Kannabi refers to a sacred area in mountains or forests where a deity dwells or hides. Kannabi includes forests, sacred trees, sacred shrine forests, and mountains (holy Mt. Fuji) that are considered himorogi (a temporarily erected sacred space or "altar" used as a locus of worship) or iwakura (dwelling place of a god, usually in reference to a large rock). Kannabi also includes natural objects such as rocks (Meotoiwa) and waterfalls (Nachi no Taki) with distinctive characters where a deity is believed to reside. Therefore, kannabi is also the general term for himorogi and iwakura.

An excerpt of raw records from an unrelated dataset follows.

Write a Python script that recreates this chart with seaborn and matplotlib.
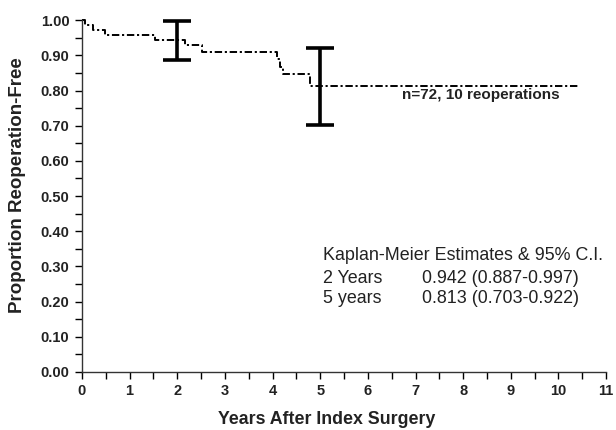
import matplotlib
matplotlib.use("Agg")
import matplotlib.pyplot as plt
import seaborn as sns
import pandas as pd
import numpy as np
from matplotlib.ticker import MultipleLocator

# Data
times = [0.0, 0.06, 0.24, 0.48, 1.53, 2.16, 2.51, 4.09, 4.15, 4.22, 4.79, 10.45]
surv = [1.0, 0.986, 0.972, 0.958, 0.944, 0.929, 0.910, 0.889, 0.868, 0.846, 0.813, 0.813]
ci_years = [2, 5]
ci_est = [0.942, 0.813]
ci_low = [0.887, 0.703]
ci_high = [0.997, 0.922]
stat_labels = ["2 Years", "5 years"]
stat_values = ["0.942 (0.887-0.997)", "0.813 (0.703-0.922)"]

sns.set_style("ticks")
plt.rcParams['font.family'] = ['Liberation Sans', 'DejaVu Sans']

fig = plt.figure(figsize=(6.16, 4.30), dpi=100)
ax = fig.add_axes([0.133, 0.135, 0.851, 0.818])

df = pd.DataFrame({"t": times, "s": surv})
sns.lineplot(data=df, x="t", y="s", ax=ax, drawstyle="steps-post",
             color="black", linewidth=1.4, estimator=None, sort=False)
ax.lines[-1].set_dashes([3.8, 1.4, 1.1, 1.4])

yerr = [np.array(ci_est) - np.array(ci_low), np.array(ci_high) - np.array(ci_est)]
ax.errorbar(ci_years, ci_est, yerr=yerr, fmt="none", ecolor="black",
            elinewidth=2.6, capsize=10, capthick=2.6)

ax.set_xlim(0, 11)
ax.set_ylim(0, 1.0)
ax.xaxis.set_major_locator(MultipleLocator(1))
ax.xaxis.set_minor_locator(MultipleLocator(0.5))
ax.yaxis.set_major_locator(MultipleLocator(0.1))
ax.yaxis.set_minor_locator(MultipleLocator(0.05))
ax.set_yticklabels([f"{v:.2f}" for v in ax.get_yticks()])
ax.tick_params(axis="both", which="both", direction="out", length=5, width=1,
               colors="black", labelsize=10.5)
ax.tick_params(axis="x", which="major", pad=4)
ax.tick_params(axis="y", which="major", pad=4)
for lab in ax.get_xticklabels() + ax.get_yticklabels():
    lab.set_fontweight("bold")
    lab.set_color("#222222")

sns.despine(ax=ax)
ax.spines["left"].set_linewidth(1)
ax.spines["bottom"].set_linewidth(1)
ax.spines["left"].set_color("#333333")
ax.spines["bottom"].set_color("#333333")
for ln in ax.lines:
    ln.set_clip_on(False)

ax.set_xlabel("Years After Index Surgery", fontsize=12.8, fontweight="bold",
              color="#222222")
ax.set_ylabel("Proportion Reoperation-Free", fontsize=13.5, fontweight="bold",
              color="#222222")
ax.xaxis.set_label_coords(0.466, -0.136)
ax.xaxis.label.set_va("center")
ax.yaxis.set_label_coords(-0.122, 0.53)
ax.yaxis.label.set_va("center")

ax.text(6.72, 0.787, "n=72, 10 reoperations", fontsize=11, fontweight="bold",
        va="center", ha="left", color="#222222")

ax.text(5.06, 0.332, "Kaplan-Meier Estimates & 95% C.I.", fontsize=12.9,
        va="center", ha="left", color="#222222")
for i, (lab, val) in enumerate(zip(stat_labels, stat_values)):
    y = 0.267 - i * 0.057
    ax.text(5.06, y, lab, fontsize=12.9, va="center", ha="left", color="#222222")
    ax.text(7.14, y, val, fontsize=12.9, va="center", ha="left", color="#222222")

fig.savefig("out.png", dpi=100)
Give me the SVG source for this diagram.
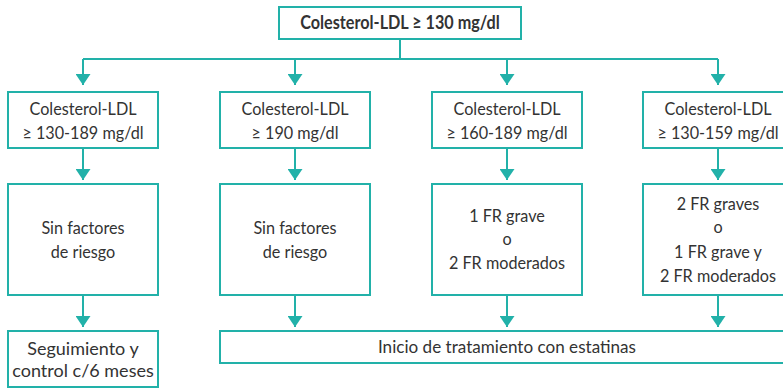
<svg xmlns="http://www.w3.org/2000/svg" width="783" height="388" viewBox="0 0 783 388">
<style>
.box{fill:#fff;stroke:#22b1a9;stroke-width:2}
.ln{fill:none;stroke:#22b1a9;stroke-width:2}
text{font-family:Lato,"Open Sans",sans-serif;font-size:18px;fill:#333;text-anchor:middle;transform-box:fill-box;transform-origin:center;transform:scaleX(0.9)}
.b{font-weight:bold}
.w95{transform:scaleX(0.95)}
.w100{transform:none}
</style>
<defs>
<marker id="ah" viewBox="0 0 11 15" refX="11" refY="7.5" markerWidth="11" markerHeight="15" markerUnits="userSpaceOnUse" orient="auto">
<path d="M0,0 L11,7.5 L0,15 Z" fill="#22b1a9"/>
</marker>
</defs>
<rect width="783" height="388" fill="#fff"/>
<g id="connectors">
<path class="ln" d="M400,39 V59"/>
<path class="ln" d="M83,59 H718"/>
<path class="ln" d="M83,59 V85" marker-end="url(#ah)"/>
<path class="ln" d="M295,59 V85" marker-end="url(#ah)"/>
<path class="ln" d="M507,59 V85" marker-end="url(#ah)"/>
<path class="ln" d="M718,59 V85" marker-end="url(#ah)"/>
<path class="ln" d="M83,148 V180" marker-end="url(#ah)"/>
<path class="ln" d="M295,148 V180" marker-end="url(#ah)"/>
<path class="ln" d="M507,148 V180" marker-end="url(#ah)"/>
<path class="ln" d="M718,148 V180" marker-end="url(#ah)"/>
<path class="ln" d="M83,295 V327" marker-end="url(#ah)"/>
<path class="ln" d="M295,295 V327" marker-end="url(#ah)"/>
<path class="ln" d="M507,295 V327" marker-end="url(#ah)"/>
<path class="ln" d="M718,295 V327" marker-end="url(#ah)"/>
</g>
<g id="top">
<rect class="box" x="279" y="7" width="242" height="32"/>
<text class="b" x="400" y="29.5">Colesterol-LDL ≥ 130 mg/dl</text>
</g>
<g id="r1c1">
<rect class="box" x="8" y="92" width="150" height="56"/>
<text x="83" y="115">Colesterol-LDL</text>
<text x="83" y="139">≥ 130-189 mg/dl</text>
</g>
<g id="r1c2">
<rect class="box" x="220" y="92" width="150" height="56"/>
<text x="295" y="115">Colesterol-LDL</text>
<text x="295" y="139">≥ 190 mg/dl</text>
</g>
<g id="r1c3">
<rect class="box" x="432" y="92" width="150" height="56"/>
<text x="507" y="115">Colesterol-LDL</text>
<text x="507" y="139">≥ 160-189 mg/dl</text>
</g>
<g id="r1c4">
<rect class="box" x="643" y="92" width="150" height="56"/>
<text x="718" y="115">Colesterol-LDL</text>
<text x="718" y="139">≥ 130-159 mg/dl</text>
</g>
<g id="r2c1">
<rect class="box" x="8" y="184" width="150" height="111"/>
<text x="83" y="234">Sin factores</text>
<text x="83" y="258">de riesgo</text>
</g>
<g id="r2c2">
<rect class="box" x="220" y="184" width="150" height="111"/>
<text x="295" y="234">Sin factores</text>
<text x="295" y="258">de riesgo</text>
</g>
<g id="r2c3">
<rect class="box" x="432" y="184" width="150" height="111"/>
<text x="507" y="222">1 FR grave</text>
<text x="507" y="245">o</text>
<text x="507" y="269">2 FR moderados</text>
</g>
<g id="r2c4">
<rect class="box" x="643" y="184" width="150" height="111"/>
<text x="718" y="210">2 FR graves</text>
<text x="718" y="233">o</text>
<text x="718" y="258">1 FR grave y</text>
<text x="718" y="282">2 FR moderados</text>
</g>
<g id="seguimiento">
<rect class="box" x="8" y="331" width="150" height="56"/>
<text class="w100" x="83" y="355">Seguimiento y</text>
<text class="w100" x="83" y="377">control c/6 meses</text>
</g>
<g id="inicio">
<rect class="box" x="220" y="331" width="573" height="32"/>
<text class="w95" x="507" y="353">Inicio de tratamiento con estatinas</text>
</g>
</svg>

The object of worship in Shrine Shinto today is yashiro, and it is not called kannabi. Shrine Shinto is said to originate in a primitive religion that arose spontaneously in Japan and is derived from the Ancient Shinto that involved worship of nature and the dead, and elements of both sources still remain today. Although many shrines today display Shimenawa (a sacred rice-straw rope) as the object of worship, there are also sacred trees, rocks, forests, or even lakes and waterfalls within or outside the same shrines as the object of worship. It means that nature exists as the object of worship in addition to the main enshrined deity. Some old shrines have no building, main hall or hall of worship; they enshrine the natural kannabi as the enshrined deities.
The meaning of kannabi
As part of Shinto as animism, kannabi is an embodiment of appreciation, awe and respect for nature. In addition, kannabi represents a sacred area where a deity resides, or a border between Tokoyo (the eternal world of the dead) and Utsushiyo (this mortal world). In some cases, kannabi means the barrier to restrict coming and going between Tokoyo and Utsushiyo, or it represents a tabooed land.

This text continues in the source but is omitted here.